Commercial and Industrial Tax Assessments Jump Across Iowa: The Protest Window Closes May 1
Property tax assessments have sharply increased across Iowa, particularly for commercial and industrial property. One report in Polk County noted that “most commercial properties saw their valuations jump 18.9%.” That same report further explained, “Most of the county’s industrial properties also experienced average increases in assessed values of 19.5%.” Only a few days remain (until April 25) for taxpayers to contact their assessors to negotiate informal settlements of their 2023 real estate assessments, and all protests must be filed on or before May 1, 2023. Property owners and operators must act immediately to review their new assessments and — if those revised values are excessive — protect and preserve their rights to seek reductions.
An assessment must reflect a property’s market value as of January 1, 2023. The assessor should consider what factors, physical and economic, impacted a property’s value as of the assessment date. In doing so, assessors must value only a property’s fee simple interest — i.e., the “sticks and the bricks,” plus the land. They may not assign value to personal property, such as machinery and equipment, or the business conducted on the property. By necessity, assessors throughout Iowa conduct mass appraisals of taxable real property. They do not have the time, tools and resources to individually assess each individual property using the most relevant and applicable data. Mistakes inevitably are made, and taxpayers have a right to seek the correction of over-assessments.
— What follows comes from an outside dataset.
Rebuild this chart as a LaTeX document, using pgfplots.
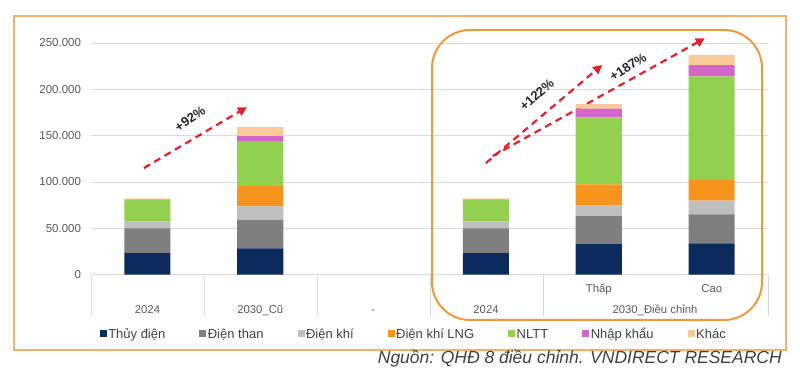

Property values are typically measured by application of three traditional approaches to value: the cost, income capitalization and sales comparison approaches. In Iowa, there is a strong preference for the sales comparison approach. Taxpayers should consider, therefore, what their property would have sold for in an arm’s-length, market level transaction as of the assessment date. If the assessor has assigned a value to a property higher than what it could reasonably be expected to sell for on the open market as of January 1, 2023, the taxpayer should consider taking the necessary steps — by the end of this April — to correct the excessive assessment.